Investigate cta-taped Watchdog timer configuration
In CTA/tapeserver/daemon/TapedConfiguration.hpp
, several parameters are set for the Watchdog. They are logged and saved to the drive configuration in the DB, but otherwise they don't appear to be used anywhere.
//----------------------------------------------------------------------------
// Watchdog: parameters for timeouts in various situations.
//----------------------------------------------------------------------------
/// Maximum time allowed to complete a single mount scheduling.
cta::SourcedParameter<time_t> wdScheduleMaxSecs{
"taped", "WatchdogScheduleMaxSecs", 60, "Compile time default"};
/// Maximum time allowed to complete mount a tape.
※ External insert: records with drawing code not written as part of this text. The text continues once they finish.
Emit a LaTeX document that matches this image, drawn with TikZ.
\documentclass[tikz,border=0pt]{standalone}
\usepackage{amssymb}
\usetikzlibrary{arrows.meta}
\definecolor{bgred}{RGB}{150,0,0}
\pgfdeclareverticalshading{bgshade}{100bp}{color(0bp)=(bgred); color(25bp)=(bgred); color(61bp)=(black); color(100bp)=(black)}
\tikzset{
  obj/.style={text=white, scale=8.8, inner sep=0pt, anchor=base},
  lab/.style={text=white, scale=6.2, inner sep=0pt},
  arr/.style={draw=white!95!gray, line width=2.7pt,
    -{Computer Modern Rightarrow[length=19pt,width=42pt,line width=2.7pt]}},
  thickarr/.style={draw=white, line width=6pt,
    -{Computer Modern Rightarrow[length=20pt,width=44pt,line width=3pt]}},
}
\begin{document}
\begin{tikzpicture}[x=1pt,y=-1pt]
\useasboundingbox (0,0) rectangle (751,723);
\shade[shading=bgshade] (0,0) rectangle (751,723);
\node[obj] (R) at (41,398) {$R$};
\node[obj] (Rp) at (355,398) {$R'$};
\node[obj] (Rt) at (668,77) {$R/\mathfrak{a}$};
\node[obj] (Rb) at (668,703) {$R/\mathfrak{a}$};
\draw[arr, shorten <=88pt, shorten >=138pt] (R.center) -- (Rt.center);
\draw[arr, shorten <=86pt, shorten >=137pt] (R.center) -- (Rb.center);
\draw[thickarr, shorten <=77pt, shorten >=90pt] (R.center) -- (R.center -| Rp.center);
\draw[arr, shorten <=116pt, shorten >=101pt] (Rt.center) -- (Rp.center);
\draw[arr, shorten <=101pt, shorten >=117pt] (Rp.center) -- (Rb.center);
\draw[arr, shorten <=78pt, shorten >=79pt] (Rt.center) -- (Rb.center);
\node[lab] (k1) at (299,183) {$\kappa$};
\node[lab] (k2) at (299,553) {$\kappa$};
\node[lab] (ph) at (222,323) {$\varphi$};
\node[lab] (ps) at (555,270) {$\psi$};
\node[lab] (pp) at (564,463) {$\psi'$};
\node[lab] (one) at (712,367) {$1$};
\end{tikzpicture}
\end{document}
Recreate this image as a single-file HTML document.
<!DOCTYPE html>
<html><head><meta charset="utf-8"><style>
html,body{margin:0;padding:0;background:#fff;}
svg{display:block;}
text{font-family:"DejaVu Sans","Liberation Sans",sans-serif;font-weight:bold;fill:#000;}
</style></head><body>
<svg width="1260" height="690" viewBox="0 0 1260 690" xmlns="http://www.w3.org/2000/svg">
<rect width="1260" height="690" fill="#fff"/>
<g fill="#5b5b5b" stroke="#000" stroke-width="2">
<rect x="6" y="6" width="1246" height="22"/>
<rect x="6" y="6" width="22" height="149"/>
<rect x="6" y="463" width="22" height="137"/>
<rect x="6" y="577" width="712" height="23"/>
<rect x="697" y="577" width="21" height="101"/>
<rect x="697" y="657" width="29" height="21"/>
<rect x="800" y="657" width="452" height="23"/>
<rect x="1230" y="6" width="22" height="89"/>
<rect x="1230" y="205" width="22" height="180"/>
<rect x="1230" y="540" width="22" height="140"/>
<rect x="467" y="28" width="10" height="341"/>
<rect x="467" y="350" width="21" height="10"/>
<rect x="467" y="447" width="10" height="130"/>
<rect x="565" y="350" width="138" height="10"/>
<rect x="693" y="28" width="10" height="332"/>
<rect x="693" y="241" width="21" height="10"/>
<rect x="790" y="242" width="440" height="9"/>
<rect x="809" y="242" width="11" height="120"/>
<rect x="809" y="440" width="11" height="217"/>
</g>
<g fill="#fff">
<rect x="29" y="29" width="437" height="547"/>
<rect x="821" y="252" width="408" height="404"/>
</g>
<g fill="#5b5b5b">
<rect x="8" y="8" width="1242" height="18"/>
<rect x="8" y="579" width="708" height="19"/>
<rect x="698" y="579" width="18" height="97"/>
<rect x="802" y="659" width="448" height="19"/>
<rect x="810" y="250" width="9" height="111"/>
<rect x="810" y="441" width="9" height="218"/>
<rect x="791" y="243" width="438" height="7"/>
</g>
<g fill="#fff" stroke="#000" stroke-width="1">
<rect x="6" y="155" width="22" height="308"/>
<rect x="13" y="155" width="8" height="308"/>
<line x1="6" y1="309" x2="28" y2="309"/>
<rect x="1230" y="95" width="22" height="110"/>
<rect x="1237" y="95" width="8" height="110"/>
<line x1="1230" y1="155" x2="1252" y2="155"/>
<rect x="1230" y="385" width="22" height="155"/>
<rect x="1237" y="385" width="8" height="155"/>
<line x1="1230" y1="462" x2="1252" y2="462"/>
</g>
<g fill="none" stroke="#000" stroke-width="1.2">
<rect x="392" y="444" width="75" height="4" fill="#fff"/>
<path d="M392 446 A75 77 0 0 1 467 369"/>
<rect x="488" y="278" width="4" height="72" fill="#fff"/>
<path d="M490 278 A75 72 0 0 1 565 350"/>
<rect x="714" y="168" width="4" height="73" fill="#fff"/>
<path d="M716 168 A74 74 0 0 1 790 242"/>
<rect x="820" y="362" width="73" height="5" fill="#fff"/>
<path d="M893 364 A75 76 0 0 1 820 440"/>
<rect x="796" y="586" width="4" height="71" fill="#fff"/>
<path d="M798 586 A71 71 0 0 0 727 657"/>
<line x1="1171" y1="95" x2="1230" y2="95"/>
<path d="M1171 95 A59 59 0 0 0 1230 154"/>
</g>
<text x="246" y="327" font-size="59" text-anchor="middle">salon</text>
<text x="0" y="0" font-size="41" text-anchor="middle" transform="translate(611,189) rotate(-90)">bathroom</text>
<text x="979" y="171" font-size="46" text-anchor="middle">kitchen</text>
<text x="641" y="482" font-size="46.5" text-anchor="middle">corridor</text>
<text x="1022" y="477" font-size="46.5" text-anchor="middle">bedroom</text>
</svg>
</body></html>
cta::SourcedParameter<time_t> wdMountMaxSecs{
"taped", "WatchdogMountMaxSecs", 900, "Compile time default"};
/// Maximum time allowed after mounting without a single tape block move
cta::SourcedParameter<time_t> wdNoBlockMoveMaxSecs{
"taped", "WatchdogNoBlockMoveMaxSecs", 1800, "Compile time default"};
/// Time to wait after scheduling came up idle
cta::SourcedParameter<time_t> wdIdleSessionTimer{
"taped", "WatchdogIdleSessionTimer", 10, "Compile time default"};
There are also several constants set in ./tapeserver/castor/tape/tapeserver/daemon/Constants.hpp
with the same values. But these do not appear to be used either:
/**
* The delay in seconds the master process of the tapeserverd daemon should
* wait before launching another transfer session whilst the corresponding
* drive is idle.
*/
const unsigned int TAPESERVER_TRANSFERSESSION_TIMER = 10;
/**
* The compile-time default value for the maximum time in seconds that the
* data-transfer session can take to get the transfer job from the client.
*/
const time_t TAPESERVER_WAITJOBTIMEOUT = 60; // 1 minute
/**
* The compile-time default value for the maximum time in seconds that the
* data-transfer session can take to mount a tape.
*/
const time_t TAPESERVER_MOUNTTIMEOUT = 900; // 15 minutes
/**
* The compile-time default value for the maximum time in seconds the
* data-transfer session of tapeserverd can cease to move data blocks.
*/
const time_t TAPESERVER_BLKMOVETIMEOUT = 1800; // 30 minutes
@smurray says that the most important one is the block move timeout:
This particular one is to spot a stuck transfer, whether that's disk to memory, memory to tape, tape to memory or memory to disk, or all cases is not clear.
The point here is to monitor block movements and to NOT naively monitor file movements. Timing out on the transmission of a whole file is rather brutal and can make the wrong decision. There's a big difference between slow block movements and no block movements.
A lot of effort was spent to collect and store this configuration value. Why is a block movement timeout not being used?
We should investigate the tape server code to see where this timeout should go.